Au demeurant, pour la plupart des salariés, les parcours professionnels sont rudes : l’entrée sur le marché du travail est une véritable épreuve pour les plus jeunes ; l’exclusion dès 55 ans est vécue comme un rejet par les plus âgés et, entre les deux, les carrières se déroulent sous le signe de la précarité, de l’emploi fractionné et sous la pression du chômage.

Aujourd’hui, 4, 4 millions de personnes en capacité de travailler pointent aux ASSEDIC, sont réduites au RSA ou survivent à peine avec des contrats à temps très partiels. Le taux d’emploi des 16-24 ans ne dépasse pas 32, 2 % et celui des 55-64 ans plafonne à 38 %.

Une telle organisation du marché du travail multiplie les inégalités. Voilà pourquoi, tant que des efforts importants ne seront pas consentis pour améliorer le taux d’emploi, tant que des politiques ciblées ne s’attaqueront pas efficacement à la question de l’activité des seniors, des jeunes et des femmes, le passage à 41 ans de cotisation aura surtout pour effet d’allonger la durée passée au chômage et de réduire le montant des pensions.

Mais tel est peut-être le but recherché, car il est facile de réduire le déficit des ASSEDIC en réduisant la période d’indemnisation des chômeurs et en obligeant ces derniers à accepter le deuxième emploi proposé, même s’il est éloigné de leur domicile. Nous connaissons ces dispositions par cœur pour les avoir vu voter dans cette même enceinte.

Appauvrissement du niveau de vie des retraités, creusement des inégalités, mise à mal de la solidarité intergénérationnelle, telles sont les conséquences d’une façon d’aborder l’avenir des retraites, fondée sur une simple logique financière.

Or réformer les retraites, c’est impulser un changement de société. Pour que ce changement soit un progrès partagé par tous et équitable pour chacun, c’est une véritable politique de l’emploi qu’il faut mettre en œuvre.

Les travaux de la MECSS et ceux du COR montrent bien qu’un simple colmatage du déficit courant par le biais de mesures financières ne constitue pas une réponse pérenne.

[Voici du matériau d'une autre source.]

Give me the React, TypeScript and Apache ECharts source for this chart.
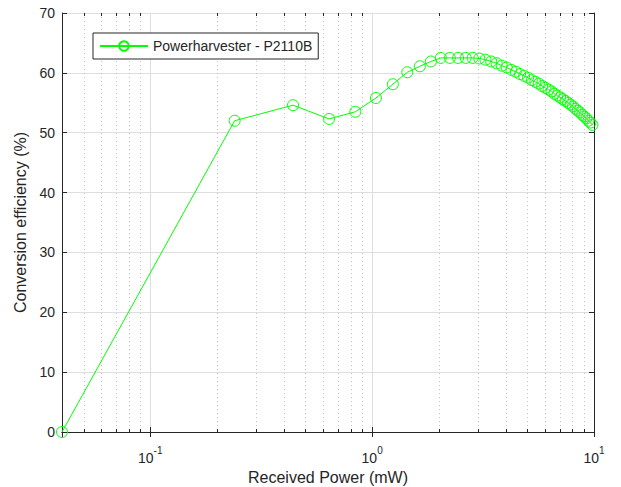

Monsieur le secrétaire d’État, quelles dispositions envisagez-vous de prendre, en matière d’emploi, pour que l’avenir des retraites ne se résume pas à un sacrifice des valeurs qui fondent notre protection sociale ?

Vous avez partiellement répondu tout à l’heure au problème de l’emploi des seniors en évoquant, d’abord, l’aspect mécanique du règlement de la situation, puis son aspect classique, c'est-à-dire l’incitation à l’embauche par la baisse des charges sociales.

Je souhaite que vous me répondiez sur la question catastrophique de l’entrée tardive des jeunes sur le marché du travail.